The Eastern Cape is associated with the late South African President Nelson Mandela, a man who was born and buried there and whose name would be stamped on South African politics.
Port Elizabeth, in the Eastern Cape, is one of the country’s largest cities and one of its major seaports. One will sometimes hear it referred to as: “the windy city”or the “friendly city” while at other times it will simply be called PE. When the Portuguese explorers arrived in 1488 and in1497 it was noted on a map as “a landing with fresh water.” The reason for their exploration was to find the sea route to India and to attempt trading with countries along the Indian Ocean coast. It is possible that the explorers may have observed the pastoral Khoi, the hunter/gatherers San and the Xhosa agriculturists moving along the Eastern Cape Coast. Today the city of Port Elizabeth forms part of the Nelson Mandela Bay Metropolitan Municipality.

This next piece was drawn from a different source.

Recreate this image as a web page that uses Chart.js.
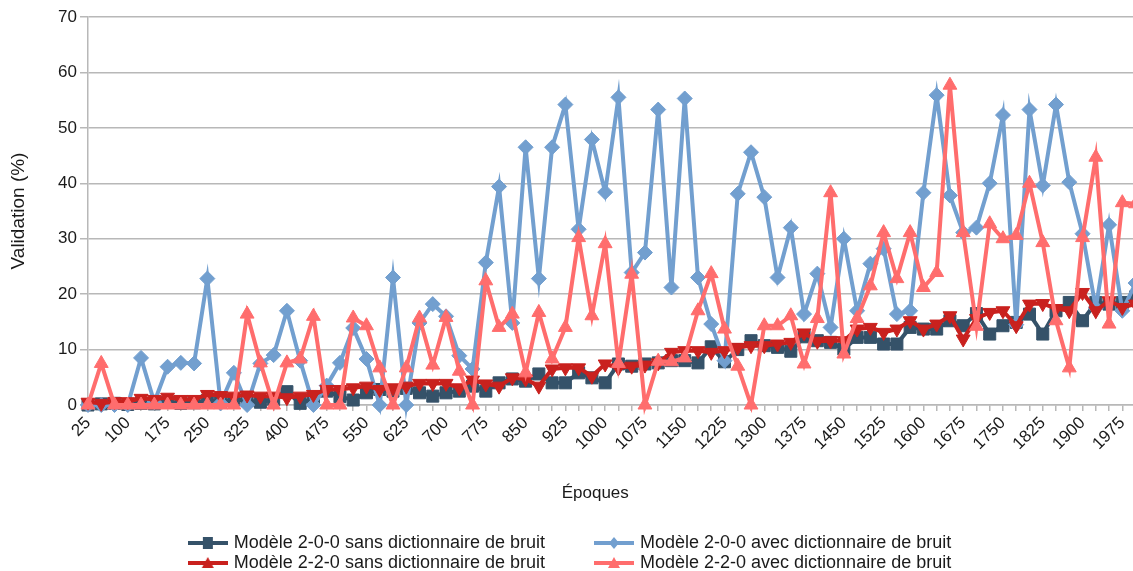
<!DOCTYPE html>
<html><head><meta charset="utf-8">
<script src="https://cdn.jsdelivr.net/npm/chart.js@4.4.1/dist/chart.umd.min.js"></script>
<style>html,body{margin:0;padding:0;overflow:hidden;background:#fff}#wrap{width:1152px;height:582px}</style>
</head><body><div id="wrap"><canvas id="c" width="1152" height="582"></canvas></div>
<script>
const epochs = [25,50,75,100,125,150,175,200,225,250,275,300,325,350,375,400,425,450,475,500,525,550,575,600,625,650,675,700,725,750,775,800,825,850,875,900,925,950,975,1000,1025,1050,1075,1100,1125,1150,1175,1200,1225,1250,1275,1300,1325,1350,1375,1400,1425,1450,1475,1500,1525,1550,1575,1600,1625,1650,1675,1700,1725,1750,1775,1800,1825,1850,1875,1900,1925,1950,1975,2000];
const tickLabels = ['25','100','175','250','325','400','475','550','625','700','775','850','925','1000','1075','1150','1225','1300','1375','1450','1525','1600','1675','1750','1825','1900','1975'];
const yTicks = [0,10,20,30,40,50,60,70];

const sans200 = [0,0.2,0.3,0.1,0.3,0.2,0.5,0.3,0.4,0.8,0.6,1.0,0.8,0.5,1.0,2.4,0.3,1.2,2.5,1.5,0.9,2.2,2.8,2.5,3.0,2.2,1.6,2.2,2.5,3.4,2.5,4.0,4.7,4.3,5.6,4.0,4.0,5.8,4.9,4.0,7.4,7.0,7.4,7.6,8.0,8.0,7.6,10.5,7.8,10.0,11.6,10.7,10.4,9.7,12.3,11.6,11.3,10.1,12.2,12.2,11.0,11.0,14.0,13.7,13.7,15.2,14.3,16.5,12.8,14.3,14.9,16.4,12.8,17.0,18.5,15.2,18.5,18.2,18.5,19.5];
const avec200 = [0,0,0,0,8.5,0.5,6.9,7.6,7.5,22.8,0.3,5.8,0,7.5,9,17,8,0,3.5,7.6,13.9,8.3,0,23,0,14.8,18.2,16,8.9,6.5,25.7,39.4,14.8,46.5,22.8,46.5,54.2,31.7,47.9,38.4,55.5,23.9,27.5,53.3,21.2,55.3,23,14.6,8,38.1,45.6,37.5,23,32,16.4,23.7,14,30,17,25.5,28.2,16.4,17,38.3,55.9,37.8,31.1,32,40,52.3,14.5,53.3,39.6,54.2,40.2,30.9,17.5,32.5,17,22];
const sans220 = [0.5,0.3,0.6,0.6,1.2,1.0,1.4,1.0,1.0,1.9,1.7,1.6,1.8,1.6,1.6,1.3,1.6,1.9,2.8,2.8,3.1,3.4,2.8,3.1,3.4,3.9,3.9,3.9,3.1,4.5,3.8,3.4,4.9,4.7,3.4,6.5,6.7,6.7,5.2,7.4,6.7,7.0,7.2,7.6,9.5,9.8,9.8,9.5,9.8,10.4,10.7,10.7,11,11.3,13,11.5,11.6,11.6,13.7,14,13.1,13.7,15.2,13.7,14.6,16.1,11.9,15.6,16.7,17,14.3,18.2,18.3,17.4,17,20.3,17,18.8,17.6,18.2];
const avec220 = [0,7.5,0,0,0,0,0,0,0,0,0,0,16.4,7.6,0,7.6,8.3,16,0,0,15.7,14.3,6.7,0,6.7,15.7,7.2,15.8,6.1,0,22.4,14,16.4,5.8,16.7,8.3,14,30.2,16.1,29.1,7.5,23.6,0,7.9,7.8,8.5,17,23.7,13.7,7,0,14.3,14.3,16.1,7.4,15.6,38.3,9.2,15.6,21.5,31.1,22.8,31.1,21.2,23.9,57.7,31.1,14.2,32.7,30,30.6,40,29.3,15.2,6.7,30.2,44.7,14.6,36.5,36.3];

const names = ['Modèle 2-0-0 sans dictionnaire de bruit','Modèle 2-0-0 avec dictionnaire de bruit','Modèle 2-2-0 sans dictionnaire de bruit','Modèle 2-2-0 avec dictionnaire de bruit'];
const colors = ['#355269','#729fcf','#c9211e','#ff6d6d'];

function icon(color, style){
  const c=document.createElement('canvas'); c.width=40; c.height=16;
  const g=c.getContext('2d');
  g.strokeStyle=color; g.lineWidth=4; g.beginPath(); g.moveTo(0,8); g.lineTo(40,8); g.stroke();
  g.fillStyle=color; g.beginPath();
  if(style==='rect'){ g.rect(15,2,10,12);}
  else if(style==='diamond'){ g.moveTo(20,2);g.lineTo(25,8);g.lineTo(20,14);g.lineTo(15,8);g.closePath();}
  else if(style==='down'){ g.moveTo(14,3);g.lineTo(26,3);g.lineTo(20,14);g.closePath();}
  else { g.moveTo(20,2);g.lineTo(26,13);g.lineTo(14,13);g.closePath();}
  g.fill(); return c;
}
const icons=[icon(colors[0],'rect'),icon(colors[1],'diamond'),icon(colors[2],'down'),icon(colors[3],'up')];
const FONT='"Liberation Sans", Arial, sans-serif';
const TXT='#1a1a1a';
const GRID='#b8b8b8';
const NB='\u00a0';

function ds(i,data,style,radius,rot,order){
  return {label:names[i],data:data,borderColor:colors[i],backgroundColor:colors[i],
    pointBackgroundColor:colors[i],pointBorderColor:colors[i],pointStyle:style,pointRotation:rot,
    pointRadius:radius,pointHoverRadius:radius,pointBorderWidth:1,borderWidth:4,tension:0,order:order,clip:false};
}

new Chart(document.getElementById('c'),{
  type:'line',
  data:{labels:epochs.map(String),datasets:[
    ds(0,sans200,'rect',8.5,0,3),
    ds(1,avec200,'rectRot',7.5,0,2),
    ds(2,sans220,'triangle',8,180,1),
    ds(3,avec220,'triangle',8,0,0)
  ]},
  options:{
    responsive:false,animation:false,
    layout:{padding:{top:17,right:0,bottom:0,left:0}},
    plugins:{
      tooltip:{enabled:false},
      legend:{position:'bottom',align:'center',
        labels:{usePointStyle:true,pointStyleWidth:34,boxHeight:17,padding:2,color:TXT,font:{family:FONT,size:18},
          sort:(a,b)=>a.datasetIndex-b.datasetIndex,
          generateLabels:(chart)=>{
            const items=Chart.defaults.plugins.legend.labels.generateLabels(chart);
            items.forEach(it=>{it.pointStyle=icons[it.datasetIndex];
              it.text=it.text+((it.datasetIndex===0||it.datasetIndex===2)?NB.repeat(10):NB.repeat(2));});
            return items;
          }}
      }
    },
    scales:{
      x:{type:'category',offset:false,
        grid:{drawOnChartArea:false,drawTicks:true,tickLength:6,color:GRID,lineWidth:1.5},
        border:{display:true,color:GRID,width:1.5},
        ticks:{autoSkip:false,maxRotation:45,minRotation:45,padding:2,color:TXT,font:{family:FONT,size:17},
          callback:function(v,i){const l=this.getLabelForValue(v);return tickLabels.includes(l)?l:'';}},
        title:{display:true,text:'Époques'+NB.repeat(7),color:TXT,font:{family:FONT,size:17},padding:{top:0,bottom:28}},
        afterFit:(a)=>{a.height=127;}
      },
      y:{min:0,max:70,
        grid:{color:GRID,lineWidth:1.5,tickLength:8},
        border:{display:true,color:GRID,width:1.5},
        ticks:{stepSize:10,padding:3,color:TXT,font:{family:FONT,size:17},
          callback:(v)=>yTicks.includes(v)?String(v):''},
        title:{display:true,text:'Validation (%)',color:TXT,font:{family:FONT,size:19},padding:{top:7,bottom:0}},
        afterFit:(a)=>{a.width=88;}
      }
    }
  }
});
</script></body></html>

In 1799 after Britain had wrested the Cape Colony from the Dutch East India Company British troops tried to take occupation of the Port Elizabeth coastline. This was the time of the Napoleonic wars and the British feared French troops would try a take over. Fort Frederick a stone fort was built to discourage any foreign troops from trying to land, an event that did not happen. But in 1820 further colonial expansion took place when 4000 British settlers arrived by sea hoping for improved living conditions after the depressed British economy and the lack of employment. It was also hoped that the settlers would help to form a barrier against the frontier wars. But after four years many had moved to other parts of the country.
It was about this time that the idea of a seaport came into being and would achieve port status in 1825. Port Elizabeth was founded by Sir Rufane Donkin acting governor of the Cape Colony, 1820-1821 and would name it after his late wife, Elizabeth. There is a certain romantic air to the name Donkin. His wife had died in Meerut, India in 1818. She was buried there except that her heart was embalmed. During the period when he oversaw the landing of the 1820 settlers , he bought land, built a pyramid in her memory. He died in 1841 in England but his body was buried in the pyramid with the heart of his wife.
Port Elizabeth citizens today are Xhosa speakers, descendants of the slaves from the East and other parts of the African Continent and those of the British, Dutch, German settlers.